China’s main weaknesses, apart from the Straits of Malacca in a world war, are Taiwan and semiconductors. This Washington understands. The details of the “chip wars” are complex. In a nutshell, America either makes the machinery needed to manufacture semiconductors, or controls the countries that do - chiefly the company ASML in the Netherlands, TSMC in Taiwan, Tokyo Electron in Japan, and South Korea. It prohibits the sale of advanced ships to China. However, control over the main countries in the chip business arouses hostility since companies do not like losing a vast market to further Washington’s global ambitions. Pushback by the industry, including in America, grows.

Regarding Taiwan, Washington seems to be playing the same game it played with Ukraine. China has said, over and over and over and over, that Taiwan is part of China. Under the famous One China policy, which kept the peace for decades, the US agreed that Taiwan was Chinese and Beijing tacitly agreed not to invade. Now Washington is salami-slicing the One China doctrine out of existence, first sending Pelosi to Taipei, then Congressional delegations, then sending arms, and in general ignoring Chinese objections. These are intentional provocations aimed at making Taiwan a de facto independent state. Washington’s intense interest in Taiwan exists because Taiwan Semiconductor Manufacturing Company, the world’s largest and most advanced chip fab, is there. America currently cannot make advanced chips. It’s greatest nightmare is that China might get control of TSMC.

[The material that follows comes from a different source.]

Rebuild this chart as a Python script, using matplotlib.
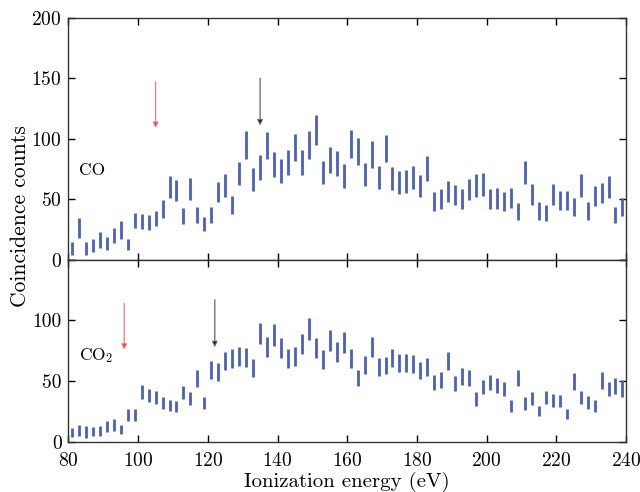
import numpy as np
import matplotlib
matplotlib.use("Agg")
import matplotlib.pyplot as plt

# bin centres (eV), 2 eV wide bins
energia = [81 + 2 * k for k in range(80)]

# CO: lower / upper end of each error bar
co_baixo = [3.9, 17.7, 3.9, 6.6, 9.4, 8.0, 13.5, 16.9, 7.7, 26.0,
            25.7, 24.6, 27.6, 34.8, 50.8, 48.6, 29.6, 49.4, 30.1, 23.8,
            30.1, 47.5, 52.2, 37.8, 61.6, 83.4, 57.2, 66.0, 82.9, 68.2,
            63.5, 69.9, 81.2, 70.4, 83.1, 94.8, 62.2, 71.5, 69.1, 59.7,
            84.0, 78.5, 60.8, 76.2, 58.3, 80.7, 57.5, 54.7, 55.2, 58.6,
            51.7, 65.5, 40.3, 42.3, 47.8, 45.0, 42.0, 49.2, 52.2, 53.0,
            42.3, 42.3, 40.1, 42.5, 32.9, 62.2, 45.3, 33.1, 31.8, 45.6,
            40.9, 40.9, 35.9, 52.2, 33.1, 44.2, 46.7, 51.1, 30.4, 36.2]
co_alto = [14.4, 34.3, 14.4, 17.4, 22.7, 18.5, 26.5, 31.8, 17.1, 38.4,
           37.6, 36.7, 40.3, 49.2, 69.1, 66.3, 42.5, 67.4, 43.4, 35.1,
           43.4, 64.6, 70.7, 52.8, 80.9, 106.6, 76.0, 86.5, 105.8, 89.2,
           83.4, 90.6, 104.1, 90.9, 106.1, 119.3, 82.0, 92.8, 90.1, 79.0,
           107.2, 100.6, 80.1, 98.1, 77.3, 103.3, 76.5, 73.2, 74.0, 77.6,
           69.9, 85.9, 56.4, 58.6, 65.2, 61.9, 58.3, 66.9, 70.7, 71.5,
           58.8, 59.1, 55.8, 59.1, 47.0, 81.8, 62.2, 47.5, 45.6, 62.7,
           57.2, 57.2, 50.8, 70.7, 47.5, 60.8, 63.8, 69.3, 43.9, 50.8]

# CO2: lower / upper end of each error bar
co2_baixo = [3.6, 4.7, 2.8, 4.7, 4.7, 8.0, 9.1, 6.1, 17.1, 17.4,
             35.6, 32.6, 31.2, 27.1, 25.1, 24.9, 35.1, 30.4, 45.3, 27.3,
             51.7, 50.0, 58.8, 61.0, 62.4, 61.9, 53.3, 80.4, 69.9, 79.0,
             69.1, 60.5, 62.7, 72.1, 84.0, 68.8, 59.9, 74.6, 66.0, 72.9,
             61.0, 46.4, 55.5, 69.9, 54.1, 55.5, 61.3, 57.5, 57.2, 56.6,
             51.7, 54.4, 42.8, 44.5, 58.8, 41.7, 47.2, 45.6, 29.8, 39.0,
             42.3, 40.1, 37.6, 24.9, 45.6, 26.5, 30.1, 21.5, 30.9, 29.0,
             28.5, 18.5, 42.8, 31.2, 27.1, 24.9, 43.9, 37.6, 39.5, 37.3]
co2_alto = [11.0, 13.8, 13.0, 11.9, 13.0, 17.1, 19.1, 13.8, 26.8, 27.1,
            47.0, 43.6, 41.7, 36.7, 34.3, 34.0, 46.4, 41.2, 58.8, 37.3,
            66.3, 64.6, 74.0, 76.8, 78.2, 77.6, 68.2, 98.3, 86.7, 96.7,
            85.9, 76.2, 78.5, 88.9, 102.2, 85.6, 75.7, 91.9, 82.0, 90.3,
            76.8, 59.4, 70.4, 86.5, 68.8, 70.2, 76.5, 72.7, 72.4, 71.3,
            66.0, 69.1, 55.2, 57.2, 74.0, 54.4, 61.0, 59.4, 40.9, 51.1,
            55.0, 52.8, 49.4, 34.5, 59.4, 37.0, 40.9, 29.8, 41.7, 39.5,
            38.7, 26.8, 56.6, 42.0, 37.6, 34.5, 57.2, 49.4, 52.2, 50.6]

# arrows: energy (eV), start, end, line colour, head colour
setas_co = [(105, 147, 109, "#f07a7a", "#e02020"),
            (135, 150, 111, "#666666", "black")]
setas_co2 = [(96, 114, 76, "#f07a7a", "#e02020"),
             (122, 117, 78, "#666666", "black")]

cor_barra = "#4b5fbd"

plt.rcParams["font.family"] = "serif"
plt.rcParams["font.serif"] = ["cmr10", "DejaVu Serif"]
plt.rcParams["mathtext.fontset"] = "cm"
plt.rcParams["axes.formatter.use_mathtext"] = True

fig = plt.figure(figsize=(6.4, 4.92), dpi=100)
ax1 = fig.add_axes([0.107, 0.472, 0.871, 0.492])
ax2 = fig.add_axes([0.107, 0.102, 0.871, 0.370], sharex=ax1)


def desenhar(ax, baixo, alto, setas, rotulo, y_rot):
    ax.vlines(energia, baixo, alto, color=cor_barra, lw=2.0)
    for x, y0, y1, cl, ch in setas:
        ax.annotate("", xy=(x, y1), xytext=(x, y0),
                    arrowprops=dict(arrowstyle="-|>", ec=cl, fc=ch, lw=0.9,
                                    mutation_scale=8, shrinkA=0, shrinkB=0))
    ax.text(83, y_rot, rotulo, fontsize=12.5, va="center")
    ax.tick_params(direction="in", top=True, right=True, length=5,
                   labelsize=14, width=1, pad=5)
    for s in ax.spines.values():
        s.set_linewidth(1.0)
        s.set_color("#333333")


desenhar(ax1, co_baixo, co_alto, setas_co, "CO", 74)
desenhar(ax2, co2_baixo, co2_alto, setas_co2, "CO$_2$", 71)

ax1.set_xlim(80, 240)
ax1.set_ylim(0, 200)
ax1.set_yticks([0, 50, 100, 150, 200])
ax1.tick_params(labelbottom=False)

ax2.set_ylim(0, 150)
ax2.set_yticks([0, 50, 100, 150])
ax2.set_yticklabels(["0", "50", "100", ""])
ax2.set_xticks(range(80, 241, 20))
ax2.tick_params(axis="x", pad=7)
ax2.set_xlabel("Ionization energy (eV)", fontsize=15, labelpad=2)

fig.text(0.032, 0.561, "Coincidence counts", rotation=90, va="center",
         ha="center", fontsize=15.5)

fig.savefig("out.png", dpi=100)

This will eventually force China either to give up Taiwan, which it won’t, or fight. Washington will then, as in the Ukraine, accuse Beijing of starting the war, perhaps send the Navy to defend the island, and supply weapons so that the Chinese can kill each other. Here again the US seems to think we live in the Fifties and the Navy is a fearsome force that will intimidate Beijing. It isn’t. 

None of this is original with me, secret, or hard to find. It is, however, suppressed by the highly controlled American media. Few notice."